A la direction nerveuse, vitaminée, précipitée d’Hervé Niquet, nous préférons clairement celle de Giulio Prandi, qui, bien que ne disposant pas ici d’instruments anciens, ménage les contrastes, fait respirer la musique, pour rendre aux pages les plus dramatiques la tension attendue. La grandeur, la noblesse et la passion font ici bon ménage. L’attention au chant, des solistes et des chœurs, comme à tous les pupitres est constante, pour un modèle de direction lyrique (familier de la musique baroque et classique, bien qu’ayant une expérience avérée de la direction lyrique, il aura fallu que Saint-Etienne le sollicite pour qu’il dirige son premier opéra en France).
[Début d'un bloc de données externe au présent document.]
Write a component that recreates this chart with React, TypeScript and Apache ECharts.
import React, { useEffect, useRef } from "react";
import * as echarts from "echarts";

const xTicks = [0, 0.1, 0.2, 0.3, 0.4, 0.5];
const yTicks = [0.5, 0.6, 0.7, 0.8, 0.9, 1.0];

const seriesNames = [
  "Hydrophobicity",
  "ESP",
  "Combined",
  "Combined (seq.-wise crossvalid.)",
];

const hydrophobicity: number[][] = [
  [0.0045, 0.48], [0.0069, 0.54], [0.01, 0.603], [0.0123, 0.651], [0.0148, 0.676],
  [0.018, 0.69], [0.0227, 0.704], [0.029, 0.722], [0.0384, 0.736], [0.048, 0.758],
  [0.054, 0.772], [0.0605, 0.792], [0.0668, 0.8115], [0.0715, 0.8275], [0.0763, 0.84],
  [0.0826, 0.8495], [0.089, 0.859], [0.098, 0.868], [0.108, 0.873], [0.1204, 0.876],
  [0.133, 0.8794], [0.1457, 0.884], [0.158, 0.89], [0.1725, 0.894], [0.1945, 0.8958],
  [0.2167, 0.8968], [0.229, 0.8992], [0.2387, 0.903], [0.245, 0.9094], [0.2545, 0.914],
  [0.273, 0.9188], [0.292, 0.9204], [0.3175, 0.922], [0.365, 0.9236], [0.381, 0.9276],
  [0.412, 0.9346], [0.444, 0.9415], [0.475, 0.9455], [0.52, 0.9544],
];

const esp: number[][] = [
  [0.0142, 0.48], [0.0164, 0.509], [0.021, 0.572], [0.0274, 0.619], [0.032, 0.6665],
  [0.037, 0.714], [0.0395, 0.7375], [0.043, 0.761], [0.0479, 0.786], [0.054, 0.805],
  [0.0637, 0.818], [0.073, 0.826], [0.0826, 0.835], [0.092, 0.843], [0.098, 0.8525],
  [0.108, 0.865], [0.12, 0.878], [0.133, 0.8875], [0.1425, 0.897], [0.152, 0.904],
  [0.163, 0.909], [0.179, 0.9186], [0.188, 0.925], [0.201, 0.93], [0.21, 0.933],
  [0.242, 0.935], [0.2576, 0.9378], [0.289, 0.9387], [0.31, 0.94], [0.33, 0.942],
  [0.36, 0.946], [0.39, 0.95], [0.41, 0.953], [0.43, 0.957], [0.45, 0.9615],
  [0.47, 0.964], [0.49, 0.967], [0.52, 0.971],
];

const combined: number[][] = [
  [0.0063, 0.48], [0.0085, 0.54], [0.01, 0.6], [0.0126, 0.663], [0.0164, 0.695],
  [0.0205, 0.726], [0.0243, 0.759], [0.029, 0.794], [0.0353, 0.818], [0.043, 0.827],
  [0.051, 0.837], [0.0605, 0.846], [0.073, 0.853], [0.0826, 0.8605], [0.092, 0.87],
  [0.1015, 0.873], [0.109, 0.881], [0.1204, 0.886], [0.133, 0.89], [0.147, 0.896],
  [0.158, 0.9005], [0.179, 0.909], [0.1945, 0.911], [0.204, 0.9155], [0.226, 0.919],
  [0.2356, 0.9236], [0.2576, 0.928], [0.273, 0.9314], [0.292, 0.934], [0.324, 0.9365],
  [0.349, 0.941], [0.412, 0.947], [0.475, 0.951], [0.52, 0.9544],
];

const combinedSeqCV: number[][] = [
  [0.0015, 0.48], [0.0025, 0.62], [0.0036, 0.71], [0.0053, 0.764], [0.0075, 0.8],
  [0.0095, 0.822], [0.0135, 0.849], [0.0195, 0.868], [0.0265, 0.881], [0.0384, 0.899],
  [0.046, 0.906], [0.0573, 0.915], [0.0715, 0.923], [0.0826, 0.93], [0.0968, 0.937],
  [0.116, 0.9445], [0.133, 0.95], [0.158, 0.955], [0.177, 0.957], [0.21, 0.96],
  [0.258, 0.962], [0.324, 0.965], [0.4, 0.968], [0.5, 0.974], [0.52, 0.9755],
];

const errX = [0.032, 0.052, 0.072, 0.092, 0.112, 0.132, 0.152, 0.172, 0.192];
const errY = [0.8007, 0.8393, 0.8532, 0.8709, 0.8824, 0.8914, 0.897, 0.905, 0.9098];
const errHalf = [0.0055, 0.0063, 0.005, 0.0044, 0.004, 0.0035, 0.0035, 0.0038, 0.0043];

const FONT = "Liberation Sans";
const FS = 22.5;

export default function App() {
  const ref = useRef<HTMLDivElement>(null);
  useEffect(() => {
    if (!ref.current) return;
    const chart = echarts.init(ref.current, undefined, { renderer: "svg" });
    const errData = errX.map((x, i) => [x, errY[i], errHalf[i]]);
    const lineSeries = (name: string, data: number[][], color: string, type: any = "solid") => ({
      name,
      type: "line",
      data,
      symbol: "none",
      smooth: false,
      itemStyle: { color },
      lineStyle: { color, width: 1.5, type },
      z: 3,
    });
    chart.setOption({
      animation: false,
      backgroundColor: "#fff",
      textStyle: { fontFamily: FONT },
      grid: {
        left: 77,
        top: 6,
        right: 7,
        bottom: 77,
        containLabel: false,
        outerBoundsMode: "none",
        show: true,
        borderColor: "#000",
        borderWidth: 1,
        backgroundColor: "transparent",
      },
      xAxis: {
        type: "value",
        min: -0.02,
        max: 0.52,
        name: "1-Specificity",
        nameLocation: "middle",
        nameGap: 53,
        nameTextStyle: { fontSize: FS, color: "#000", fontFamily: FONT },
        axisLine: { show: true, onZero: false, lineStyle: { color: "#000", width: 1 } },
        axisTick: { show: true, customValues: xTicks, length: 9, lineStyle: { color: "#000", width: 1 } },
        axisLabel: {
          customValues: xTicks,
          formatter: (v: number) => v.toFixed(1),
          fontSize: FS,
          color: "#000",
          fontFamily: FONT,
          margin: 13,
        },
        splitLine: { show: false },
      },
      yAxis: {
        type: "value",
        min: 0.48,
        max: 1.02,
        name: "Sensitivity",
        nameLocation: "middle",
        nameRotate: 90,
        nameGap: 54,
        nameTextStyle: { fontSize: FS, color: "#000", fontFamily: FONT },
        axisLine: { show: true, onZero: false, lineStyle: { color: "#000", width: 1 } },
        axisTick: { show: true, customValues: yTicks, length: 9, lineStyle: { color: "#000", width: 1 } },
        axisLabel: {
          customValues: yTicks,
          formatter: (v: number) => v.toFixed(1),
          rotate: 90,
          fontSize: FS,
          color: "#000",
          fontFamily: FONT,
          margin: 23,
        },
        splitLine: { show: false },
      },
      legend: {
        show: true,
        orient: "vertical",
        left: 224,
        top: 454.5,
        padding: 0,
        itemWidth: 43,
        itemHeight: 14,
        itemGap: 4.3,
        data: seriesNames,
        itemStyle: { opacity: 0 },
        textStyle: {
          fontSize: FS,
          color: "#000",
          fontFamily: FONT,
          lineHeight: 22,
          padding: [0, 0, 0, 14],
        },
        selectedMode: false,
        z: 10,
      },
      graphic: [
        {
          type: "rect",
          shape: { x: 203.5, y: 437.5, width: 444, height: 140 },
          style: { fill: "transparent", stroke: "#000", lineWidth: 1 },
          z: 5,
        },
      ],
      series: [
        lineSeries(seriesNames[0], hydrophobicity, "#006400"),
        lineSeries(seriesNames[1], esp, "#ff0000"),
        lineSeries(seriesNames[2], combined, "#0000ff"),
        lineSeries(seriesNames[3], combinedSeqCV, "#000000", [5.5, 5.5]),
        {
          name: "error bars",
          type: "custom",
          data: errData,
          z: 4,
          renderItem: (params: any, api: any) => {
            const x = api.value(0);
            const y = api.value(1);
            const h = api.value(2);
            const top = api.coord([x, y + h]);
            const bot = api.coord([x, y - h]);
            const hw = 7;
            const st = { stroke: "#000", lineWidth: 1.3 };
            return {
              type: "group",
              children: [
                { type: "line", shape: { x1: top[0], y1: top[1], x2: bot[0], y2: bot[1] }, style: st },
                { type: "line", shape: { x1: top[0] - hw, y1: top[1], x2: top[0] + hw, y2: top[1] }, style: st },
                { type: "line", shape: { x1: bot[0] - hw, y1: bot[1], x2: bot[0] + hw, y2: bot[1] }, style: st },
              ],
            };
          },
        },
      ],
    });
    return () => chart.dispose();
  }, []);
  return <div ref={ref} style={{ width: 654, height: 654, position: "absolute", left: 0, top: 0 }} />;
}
Seule – petite – réserve : dès l’ouverture, un déséquilibre en faveur des cordes pénalise quelque peu les bois, et perdurera tout au long de l’ouvrage. Mais la perception en fosse et en salle diffère toujours.
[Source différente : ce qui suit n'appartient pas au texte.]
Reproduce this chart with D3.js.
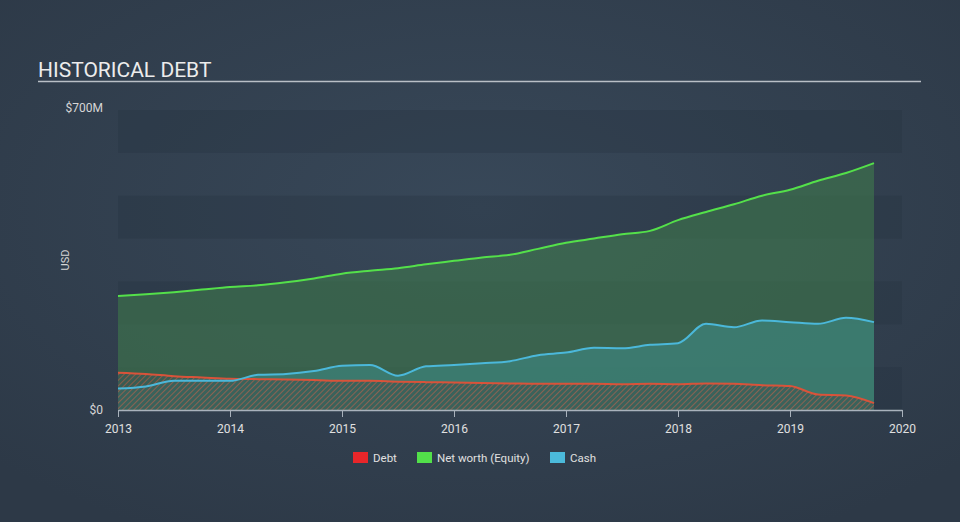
<!DOCTYPE html>
<html>
<head>
<meta charset="utf-8">
<script src="https://cdn.jsdelivr.net/npm/d3@7"></script>
<style>
  html, body { margin: 0; padding: 0; background: #2f3c4b; }
  svg { display: block; }
  text { font-family: Roboto, "Open Sans", sans-serif; }
</style>
</head>
<body>
<svg id="chart" width="960" height="522"></svg>
<script>
// Quarterly dates (fractional years)
const dates = [2013.0, 2013.25, 2013.5, 2013.75, 2014.0, 2014.25, 2014.5, 2014.75,
               2015.0, 2015.25, 2015.5, 2015.75, 2016.0, 2016.25, 2016.5, 2016.75,
               2017.0, 2017.25, 2017.5, 2017.75, 2018.0, 2018.25, 2018.5, 2018.75,
               2019.0, 2019.25, 2019.5, 2019.75];
// Values in $M
const equity = [266, 270, 275, 281, 287, 291, 298, 307,
                318, 325, 331, 340, 348, 356, 362, 376,
                390, 400, 410, 418, 443, 462, 480, 500,
                514, 535, 553, 576];
const cash = [50, 55, 68, 68, 68, 82, 84, 91,
              103, 105, 80, 102, 105, 109, 114, 128,
              134, 145, 144, 152, 156, 201, 193, 209,
              205, 201, 215, 205];
const debt = [87, 84, 79, 76, 73, 72, 71, 70,
              68, 68, 66, 65, 64, 63, 62, 61,
              61, 61, 60, 61, 60, 62, 61, 58,
              56, 36, 34, 16];
const xTicks = [2013, 2014, 2015, 2016, 2017, 2018, 2019, 2020];
const yTickLabels = ["$0", "$700M"];
const legendItems = ["Debt", "Net worth (Equity)", "Cash"];

const svg = d3.select("#chart");
const W = 960, H = 522;
const defs = svg.append("defs");

const bg = defs.append("radialGradient").attr("id", "bg")
  .attr("cx", "50%").attr("cy", "40%").attr("r", "70%");
bg.append("stop").attr("offset", "0%").attr("stop-color", "#384859");
bg.append("stop").attr("offset", "100%").attr("stop-color", "#2d3947");
svg.append("rect").attr("width", W).attr("height", H).attr("fill", "url(#bg)");

const hatch = defs.append("pattern").attr("id", "hatch")
  .attr("patternUnits", "userSpaceOnUse").attr("width", 4).attr("height", 4)
  .attr("patternTransform", "rotate(45)");
hatch.append("rect").attr("width", 4).attr("height", 4).attr("fill", "#3a5a55");
hatch.append("line").attr("x1", 0).attr("y1", 0).attr("x2", 0).attr("y2", 4)
  .attr("stroke", "#c05a45").attr("stroke-width", 1.6);

const x = d3.scaleLinear().domain([2013, 2020]).range([118, 902]);
const y = d3.scaleLinear().domain([0, 700]).range([410, 110]);

// bands
const bands = d3.range(0, 700, 100).filter((d, i) => i % 2 === 0);
svg.append("g").selectAll("rect").data(bands).join("rect")
  .attr("x", x(2013)).attr("width", x(2020) - x(2013))
  .attr("y", d => y(d + 100)).attr("height", d => y(d) - y(d + 100))
  .attr("fill", "#263240").attr("opacity", 0.3);

// Title
svg.append("text").attr("x", 38).attr("y", 77).text("HISTORICAL DEBT")
  .attr("fill", "#ececec").attr("font-size", 21);
svg.append("line").attr("x1", 38).attr("x2", 921).attr("y1", 81.5).attr("y2", 81.5)
  .attr("stroke", "#b9bfc6").attr("stroke-width", 1.5);

const data = dates.map((d, i) => ({ d, e: equity[i], c: cash[i], b: debt[i] }));
const curve = d3.curveMonotoneX;

const area = key => d3.area().curve(curve).x(p => x(p.d)).y0(y(0)).y1(p => y(p[key]));
const line = key => d3.line().curve(curve).x(p => x(p.d)).y(p => y(p[key]));

svg.append("path").datum(data).attr("d", area("e")).attr("fill", "#3f7a4c").attr("opacity", 0.6);
svg.append("path").datum(data).attr("d", area("c")).attr("fill", "#3d8a86").attr("opacity", 0.6);
svg.append("path").datum(data).attr("d", area("b")).attr("fill", "url(#hatch)").attr("opacity", 0.75);

svg.append("path").datum(data).attr("d", line("b")).attr("fill", "none")
  .attr("stroke", "#d9533a").attr("stroke-width", 2);
svg.append("path").datum(data).attr("d", line("c")).attr("fill", "none")
  .attr("stroke", "#4bb8da").attr("stroke-width", 2);
svg.append("path").datum(data).attr("d", line("e")).attr("fill", "none")
  .attr("stroke", "#54e04a").attr("stroke-width", 2);

// X axis
const xAxis = d3.axisBottom(x).tickValues(xTicks).tickFormat(d3.format("d")).tickSize(7).tickSizeOuter(0);
const gx = svg.append("g").attr("transform", `translate(0,${y(0)})`).call(xAxis);
gx.select(".domain").attr("stroke", "#a9b2bc").attr("stroke-width", 1.5);
gx.selectAll(".tick line").attr("stroke", "#a9b2bc");
gx.selectAll(".tick text").attr("fill", "#e0e0e0").attr("font-size", 12)
  .attr("font-family", "Roboto, sans-serif").attr("dy", "1.05em");

// Y labels
svg.append("text").attr("x", 103).attr("y", 112).attr("text-anchor", "end")
  .attr("fill", "#d6d6d6").attr("font-size", 12).text(yTickLabels[1]);
svg.append("text").attr("x", 103).attr("y", 414).attr("text-anchor", "end")
  .attr("fill", "#d6d6d6").attr("font-size", 12).text(yTickLabels[0]);
svg.append("text").attr("transform", "translate(69,260) rotate(-90)")
  .attr("text-anchor", "middle").attr("fill", "#d6d6d6").attr("font-size", 11).text("USD");

// Legend
const legColors = ["#e8262a", "#52e04a", "#4bbadb"];
const legX = [353, 417, 550];
const lg = svg.append("g");
legendItems.forEach((t, i) => {
  lg.append("rect").attr("x", legX[i]).attr("y", 452).attr("width", 15).attr("height", 11)
    .attr("fill", legColors[i]);
  lg.append("text").attr("x", legX[i] + 20).attr("y", 461.5).attr("fill", "#e0e0e0")
    .attr("font-size", 11.5).text(t);
});
</script>
</body>
</html>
De longues acclamations saluent les interprètes, qui traduisent le plaisir et l’émotion partagés. N’est-il pas regrettable que cette production, exceptionnelle à plus d’un sens, n’ait été réalisée que pour le public de trois représentations ? Outre la reprise sur d’autres scènes, appelons de nos vœux un enregistrement, confié à Giulio Prandi, qui nous offre, enfin, une vision inspirée de ce que nous osons appeler un chef-d’œuvre de l’art lyrique.
* Certainement plus de 12 ouvrages intitulés Andromaca furent composés en italien, de Caldara (1724), sur un livret de Zeno, à Pavesi (1822). Rossini s’ajoute aux illustrateurs de Racine avec son Ermione (1819), précédé par Rodolphe Kreutzer avec un étonnant Astyanax (1801). Quant à Berlioz, il fait apparaître Andromaque et son fils au premier acte des Troyens, pour une pantomime. Enfin Saint-Saëns lui écrivit une musique de scène (1903).
** Glossa ressort cette réalisation, dirigée par Hervé Niquet, qui vaut surtout comme témoignage de la redécouverte, même si les solistes et l’orchestre ne déméritent pas.